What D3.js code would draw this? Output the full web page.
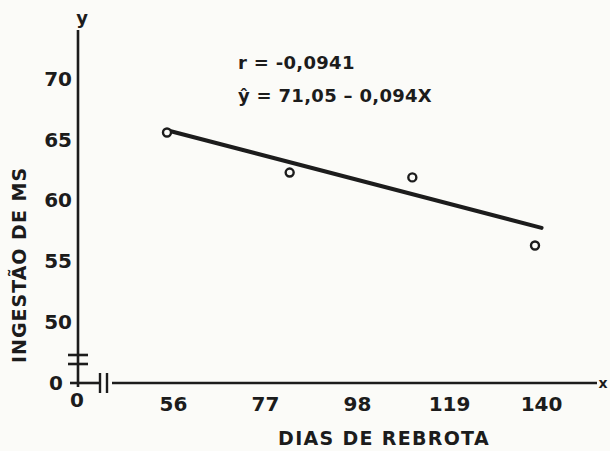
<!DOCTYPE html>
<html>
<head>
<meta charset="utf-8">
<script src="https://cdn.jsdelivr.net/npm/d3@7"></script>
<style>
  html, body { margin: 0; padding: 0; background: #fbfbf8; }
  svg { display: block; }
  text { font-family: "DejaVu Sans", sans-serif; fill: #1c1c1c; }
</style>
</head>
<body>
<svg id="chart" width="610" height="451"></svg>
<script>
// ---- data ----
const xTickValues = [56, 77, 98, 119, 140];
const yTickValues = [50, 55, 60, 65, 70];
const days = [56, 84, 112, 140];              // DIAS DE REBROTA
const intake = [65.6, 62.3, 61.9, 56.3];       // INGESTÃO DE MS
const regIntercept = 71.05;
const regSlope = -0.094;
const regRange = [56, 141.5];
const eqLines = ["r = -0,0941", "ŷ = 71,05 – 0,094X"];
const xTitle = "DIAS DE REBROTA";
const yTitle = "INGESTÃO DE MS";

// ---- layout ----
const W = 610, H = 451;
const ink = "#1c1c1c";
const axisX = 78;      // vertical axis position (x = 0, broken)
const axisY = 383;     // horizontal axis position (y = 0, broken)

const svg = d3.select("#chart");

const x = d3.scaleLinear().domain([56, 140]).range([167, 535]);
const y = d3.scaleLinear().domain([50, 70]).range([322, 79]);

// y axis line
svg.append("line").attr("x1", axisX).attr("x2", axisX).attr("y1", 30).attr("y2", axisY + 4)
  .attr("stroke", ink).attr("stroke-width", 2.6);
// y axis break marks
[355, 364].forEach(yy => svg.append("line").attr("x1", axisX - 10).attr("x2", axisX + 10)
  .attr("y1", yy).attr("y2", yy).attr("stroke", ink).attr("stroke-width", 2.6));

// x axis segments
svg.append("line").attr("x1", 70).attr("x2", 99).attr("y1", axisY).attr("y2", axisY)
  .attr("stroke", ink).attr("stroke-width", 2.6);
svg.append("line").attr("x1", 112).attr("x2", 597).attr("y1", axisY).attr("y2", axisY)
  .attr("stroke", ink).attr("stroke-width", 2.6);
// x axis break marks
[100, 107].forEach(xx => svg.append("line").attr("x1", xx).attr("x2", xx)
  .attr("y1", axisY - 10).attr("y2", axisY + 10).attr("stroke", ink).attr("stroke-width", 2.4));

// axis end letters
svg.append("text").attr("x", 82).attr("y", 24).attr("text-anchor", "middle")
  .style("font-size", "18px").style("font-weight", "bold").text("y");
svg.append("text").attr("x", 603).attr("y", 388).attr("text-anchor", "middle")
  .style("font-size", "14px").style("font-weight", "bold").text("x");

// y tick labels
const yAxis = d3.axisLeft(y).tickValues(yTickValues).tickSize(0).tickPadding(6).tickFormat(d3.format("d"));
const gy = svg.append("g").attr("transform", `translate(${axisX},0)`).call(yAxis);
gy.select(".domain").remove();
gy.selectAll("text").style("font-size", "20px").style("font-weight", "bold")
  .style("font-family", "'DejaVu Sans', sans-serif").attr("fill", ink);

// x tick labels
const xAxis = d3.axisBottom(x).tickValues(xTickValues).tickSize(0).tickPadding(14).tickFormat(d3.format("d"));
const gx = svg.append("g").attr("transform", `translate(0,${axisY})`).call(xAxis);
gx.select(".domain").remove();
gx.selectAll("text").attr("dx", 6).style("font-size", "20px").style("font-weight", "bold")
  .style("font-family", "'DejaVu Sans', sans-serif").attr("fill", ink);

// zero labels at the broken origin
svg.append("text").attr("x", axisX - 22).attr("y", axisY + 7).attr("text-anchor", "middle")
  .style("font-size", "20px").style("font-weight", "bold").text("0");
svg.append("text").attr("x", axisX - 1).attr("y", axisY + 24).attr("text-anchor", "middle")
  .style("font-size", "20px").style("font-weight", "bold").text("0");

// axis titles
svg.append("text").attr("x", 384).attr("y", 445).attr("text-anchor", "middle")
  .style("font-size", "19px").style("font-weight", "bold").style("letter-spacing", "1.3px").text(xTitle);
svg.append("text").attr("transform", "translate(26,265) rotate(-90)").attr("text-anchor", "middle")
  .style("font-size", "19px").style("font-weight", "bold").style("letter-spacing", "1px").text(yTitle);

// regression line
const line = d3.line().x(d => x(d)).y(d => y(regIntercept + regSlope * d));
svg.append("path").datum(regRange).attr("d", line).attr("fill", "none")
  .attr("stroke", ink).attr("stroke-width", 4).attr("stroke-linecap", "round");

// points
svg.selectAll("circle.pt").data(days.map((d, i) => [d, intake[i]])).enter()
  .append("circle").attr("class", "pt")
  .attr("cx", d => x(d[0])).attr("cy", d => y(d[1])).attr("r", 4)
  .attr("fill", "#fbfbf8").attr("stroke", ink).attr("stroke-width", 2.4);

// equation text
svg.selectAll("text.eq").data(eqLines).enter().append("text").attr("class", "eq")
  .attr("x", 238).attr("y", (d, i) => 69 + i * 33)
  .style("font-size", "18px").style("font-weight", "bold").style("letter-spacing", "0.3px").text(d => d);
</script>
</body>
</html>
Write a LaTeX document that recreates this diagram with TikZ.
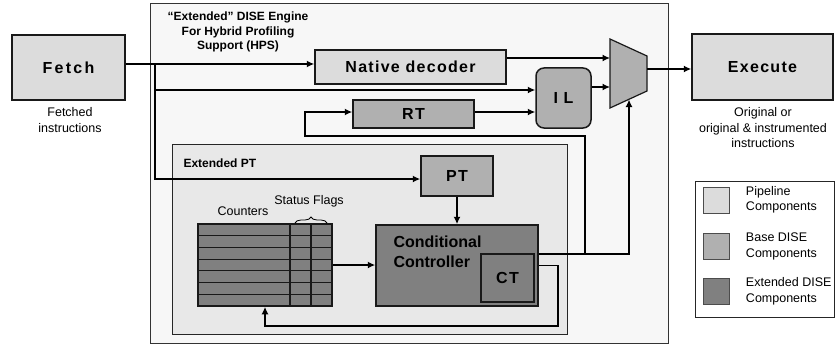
...
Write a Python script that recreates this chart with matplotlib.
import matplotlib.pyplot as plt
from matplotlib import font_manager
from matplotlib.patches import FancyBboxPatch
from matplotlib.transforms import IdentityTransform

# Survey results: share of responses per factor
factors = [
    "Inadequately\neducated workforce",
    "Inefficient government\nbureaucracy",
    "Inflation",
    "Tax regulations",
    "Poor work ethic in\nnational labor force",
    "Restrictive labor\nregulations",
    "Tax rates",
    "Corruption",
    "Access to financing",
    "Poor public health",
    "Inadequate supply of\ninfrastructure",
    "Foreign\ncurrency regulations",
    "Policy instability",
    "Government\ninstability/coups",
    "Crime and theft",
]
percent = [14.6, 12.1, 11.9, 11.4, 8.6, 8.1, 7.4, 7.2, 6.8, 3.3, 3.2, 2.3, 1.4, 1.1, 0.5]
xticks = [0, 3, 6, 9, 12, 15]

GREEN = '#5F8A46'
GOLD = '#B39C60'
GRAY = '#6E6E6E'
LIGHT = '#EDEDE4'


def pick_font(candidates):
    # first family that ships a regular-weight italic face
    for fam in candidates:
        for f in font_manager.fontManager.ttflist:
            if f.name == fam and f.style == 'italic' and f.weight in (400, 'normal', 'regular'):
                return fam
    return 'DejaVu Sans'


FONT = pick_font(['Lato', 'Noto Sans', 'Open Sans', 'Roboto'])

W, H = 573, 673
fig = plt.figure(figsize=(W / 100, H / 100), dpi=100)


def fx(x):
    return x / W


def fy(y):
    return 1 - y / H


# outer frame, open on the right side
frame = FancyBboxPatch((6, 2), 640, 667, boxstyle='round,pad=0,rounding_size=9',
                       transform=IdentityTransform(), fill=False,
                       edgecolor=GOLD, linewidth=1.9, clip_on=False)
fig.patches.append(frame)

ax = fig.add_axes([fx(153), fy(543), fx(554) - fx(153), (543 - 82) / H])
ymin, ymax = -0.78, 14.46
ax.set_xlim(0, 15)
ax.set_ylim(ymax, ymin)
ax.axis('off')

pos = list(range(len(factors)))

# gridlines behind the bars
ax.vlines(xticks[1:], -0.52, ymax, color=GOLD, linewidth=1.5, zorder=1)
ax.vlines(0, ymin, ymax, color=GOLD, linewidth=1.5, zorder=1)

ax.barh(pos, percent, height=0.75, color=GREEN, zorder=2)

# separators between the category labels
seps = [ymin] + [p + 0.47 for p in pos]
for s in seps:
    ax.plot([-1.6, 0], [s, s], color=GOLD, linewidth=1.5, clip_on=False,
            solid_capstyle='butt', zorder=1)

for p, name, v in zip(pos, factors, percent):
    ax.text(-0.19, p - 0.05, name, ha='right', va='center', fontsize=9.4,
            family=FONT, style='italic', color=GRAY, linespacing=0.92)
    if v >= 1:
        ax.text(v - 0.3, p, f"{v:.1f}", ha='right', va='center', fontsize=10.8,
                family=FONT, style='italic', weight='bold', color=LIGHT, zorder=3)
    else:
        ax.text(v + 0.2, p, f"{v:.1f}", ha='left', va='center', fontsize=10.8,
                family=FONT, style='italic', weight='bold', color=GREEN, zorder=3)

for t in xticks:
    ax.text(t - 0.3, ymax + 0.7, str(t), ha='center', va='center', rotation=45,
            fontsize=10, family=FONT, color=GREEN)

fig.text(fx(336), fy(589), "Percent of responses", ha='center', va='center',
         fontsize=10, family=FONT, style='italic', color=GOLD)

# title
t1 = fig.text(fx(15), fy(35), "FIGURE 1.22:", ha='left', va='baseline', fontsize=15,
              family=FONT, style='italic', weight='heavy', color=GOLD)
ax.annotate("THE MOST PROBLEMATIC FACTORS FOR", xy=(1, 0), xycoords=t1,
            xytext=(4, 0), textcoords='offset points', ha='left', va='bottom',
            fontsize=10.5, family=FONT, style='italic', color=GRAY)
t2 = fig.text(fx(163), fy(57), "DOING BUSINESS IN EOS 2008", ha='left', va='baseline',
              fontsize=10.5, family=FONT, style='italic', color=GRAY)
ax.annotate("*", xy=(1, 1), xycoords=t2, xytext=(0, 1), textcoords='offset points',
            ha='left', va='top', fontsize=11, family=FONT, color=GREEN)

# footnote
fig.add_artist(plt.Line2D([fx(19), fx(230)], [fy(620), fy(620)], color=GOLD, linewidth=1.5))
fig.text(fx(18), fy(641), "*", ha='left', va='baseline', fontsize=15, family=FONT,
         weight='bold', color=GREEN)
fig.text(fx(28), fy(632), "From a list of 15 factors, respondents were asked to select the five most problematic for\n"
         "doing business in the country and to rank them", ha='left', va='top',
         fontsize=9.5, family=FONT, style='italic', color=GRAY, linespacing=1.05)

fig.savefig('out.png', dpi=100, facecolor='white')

Written instruction
Give the exact lines, and only those, from the line containing "Write a Python" through the line containing "LIGHT = '#EDEDE4'" in the entries above.

Task answer
Write a Python script that recreates this chart with matplotlib.
import matplotlib.pyplot as plt
from matplotlib import font_manager
from matplotlib.patches import FancyBboxPatch
from matplotlib.transforms import IdentityTransform

# Survey results: share of responses per factor
factors = [
    "Inadequately\neducated workforce",
    "Inefficient government\nbureaucracy",
    "Inflation",
    "Tax regulations",
    "Poor work ethic in\nnational labor force",
    "Restrictive labor\nregulations",
    "Tax rates",
    "Corruption",
    "Access to financing",
    "Poor public health",
    "Inadequate supply of\ninfrastructure",
    "Foreign\ncurrency regulations",
    "Policy instability",
    "Government\ninstability/coups",
    "Crime and theft",
]
percent = [14.6, 12.1, 11.9, 11.4, 8.6, 8.1, 7.4, 7.2, 6.8, 3.3, 3.2, 2.3, 1.4, 1.1, 0.5]
xticks = [0, 3, 6, 9, 12, 15]

GREEN = '#5F8A46'
GOLD = '#B39C60'
GRAY = '#6E6E6E'
LIGHT = '#EDEDE4'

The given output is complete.